Se rendre vulnérable, c’est aussi accepter de donner et de recevoir sans attentes. Donner sans attentes, c’est-à-dire sans avoir besoin d’un retour de la part de l’autre, qui choisira ce qu’il souhaite faire du présent, en toute liberté. Recevoir sans attentes, c’est être capable de tendre les mains pour que l’autre y dépose ce qu’il a à donner. Il importe alors, si on n’a pas eu l’habitude de recevoir, d’accepter la fragilité de se sentir, peut-être, redevable. Un sentiment invivable pour certains, en ce qu’il crée comme un devoir de rendre, qu’il donne à l’autre un pouvoir sur nous : celui de reprendre, ou d’utiliser ce qui est donné pour imposer ou contraindre.

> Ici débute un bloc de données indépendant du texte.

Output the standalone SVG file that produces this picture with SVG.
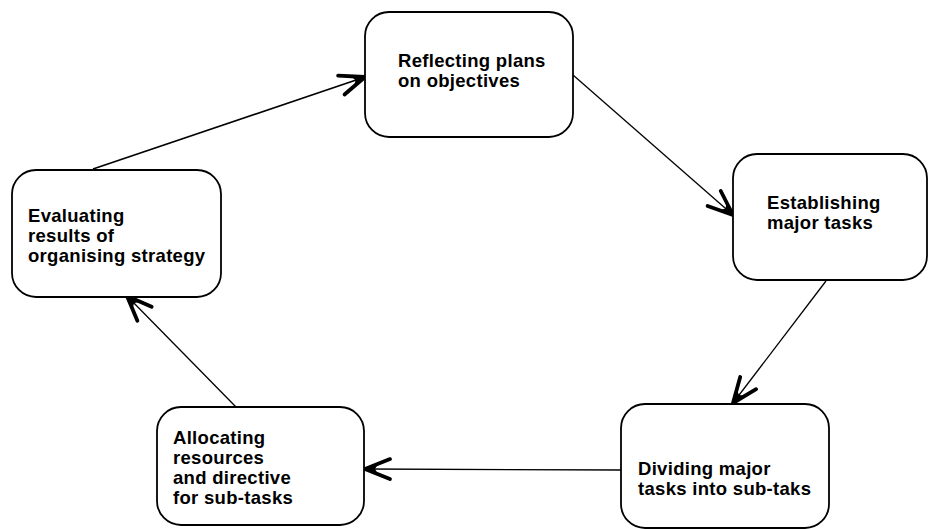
<svg xmlns="http://www.w3.org/2000/svg" width="929" height="529" viewBox="0 0 929 529">
  <style>
    .box { fill: #ffffff; stroke: #000000; stroke-width: 1.8; }
    .label { font-family: "Liberation Sans", Arial, sans-serif; font-size: 18.5px; letter-spacing: 0.3px; font-weight: bold; fill: #000000; }
    .link { fill: none; stroke: #000000; stroke-width: 1.3; }
  </style>
  <defs>
    <!-- open barbed arrowhead, tip at the path end -->
    <marker id="head" viewBox="-30 -14 34 28" refX="0" refY="0" markerWidth="34" markerHeight="28" markerUnits="userSpaceOnUse" orient="auto">
      <path d="M0,0 L-25,-10 M0,0 L-25,10" fill="none" stroke="#000000" stroke-width="3.8" stroke-linecap="round"/>
      <path d="M1,0 L-13,-5 L-10,0 L-13,5 Z" fill="#000000"/>
    </marker>
  </defs>

  <rect width="929" height="529" fill="#ffffff"/>

  <g id="connectors">
    <path class="link" style="stroke-width:1.7" d="M93,169 L365,77" marker-end="url(#head)"/>
    <path class="link" d="M573,75 L733,215" marker-end="url(#head)"/>
    <path class="link" d="M826,281 L733,403" marker-end="url(#head)"/>
    <path class="link" d="M621,470 L365,469" marker-end="url(#head)"/>
    <path class="link" d="M236,407 L127,296" marker-end="url(#head)"/>
  </g>

  <g id="reflecting">
    <rect class="box" x="365" y="12" width="208" height="125" rx="24" ry="24"/>
    <text class="label" x="398" y="67">Reflecting plans</text>
    <text class="label" x="398" y="87">on objectives</text>
  </g>

  <g id="establishing">
    <rect class="box" x="733" y="154" width="194" height="126" rx="24" ry="24"/>
    <text class="label" x="767" y="209">Establishing</text>
    <text class="label" x="767" y="229">major tasks</text>
  </g>

  <g id="dividing">
    <rect class="box" x="621" y="404" width="208" height="124" rx="24" ry="24"/>
    <text class="label" x="638" y="475">Dividing major</text>
    <text class="label" x="638" y="495">tasks into sub-taks</text>
  </g>

  <g id="allocating">
    <rect class="box" x="157" y="407" width="207" height="118" rx="24" ry="24"/>
    <text class="label" x="173" y="444">Allocating</text>
    <text class="label" x="173" y="464">resources</text>
    <text class="label" x="173" y="484">and directive</text>
    <text class="label" x="173" y="504">for sub-tasks</text>
  </g>

  <g id="evaluating">
    <rect class="box" x="12" y="170" width="209" height="127" rx="24" ry="24"/>
    <text class="label" x="28" y="222">Evaluating</text>
    <text class="label" x="28" y="242">results of</text>
    <text class="label" x="28" y="262">organising strategy</text>
  </g>
</svg>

En amour, savoir recevoir, c’est se montrer fragile en dépassant ce sentiment de vouloir donner en retour. Accepter le cadeau, et simplement se sentir reconnaissant. Se montrer vulnérable, c’est accepter de l’autre ce qu’il a à donner, sans savoir la forme que cela pourra prendre. Sans chercher à contrôler ce qui arrivera. Une posture d’ouverture et d’accueil qui donne à l’autre la possibilité de se déployer en toute liberté. C’est contraire à ce que beaucoup d’entre nous ont appris : le contrôle est souvent la protection ultime qui nous a été utile, petit, lorsque nous devions nous protéger, nous conformer aux demandes inconscientes qui nous étaient faites.

L’amour demande que cette armure-là tombe, et que le contrôle nous échappe pour accueillir ce qui vient de l’autre de la façon dont l’autre a besoin de le transmettre. Sans vulnérabilité, le contrôle garde la citadelle de l’ego et rien ne circule… Le contrôle empêche la fragilité et éteint l’amour aussi sûrement que l’eau étouffe la flamme. Imaginez seulement une nuit d’amour où l’un arrive nu tandis que l’autre a enfilé une armure en cuir et en métal ! Et l’ego, il a toute sa place, mais en amour, force est de constater que leur coexistence amène rarement l’abandon. Lâcher prise est indispensable pour se rendre fragile, et c’est précisément ce que l’ego fuit par-dessus tout ! La vulnérabilité en amour impose alors que l’ego soit relégué dans un tout petit espace où il ne viendra pas se mettre en travers du chemin et tenter à tout prix de faire respecter ses lois. Se rendre vulnérable, c’est accepter de rester humble…

Pour 2021, je nous invite à accueillir la vulnérabilité qui permet à l’amour de circuler librement. Certains appellent cela se mettre en position de faiblesse. Je trouve plus juste de dire en position de réceptivité. C’est une manière de s’accueillir soi, dans toutes ses dimensions, et d’accueillir ce que l’autre a à donner, quoi que ce soit. Ce n’est qu’à cette condition que l’amour pourra s’épanouir en toute liberté et l’énergie circuler. En 2021, l’amour pourrait bien prendre toute la place, et c’est sans doute ce dont le monde a besoin aujourd’hui, plus que jamais.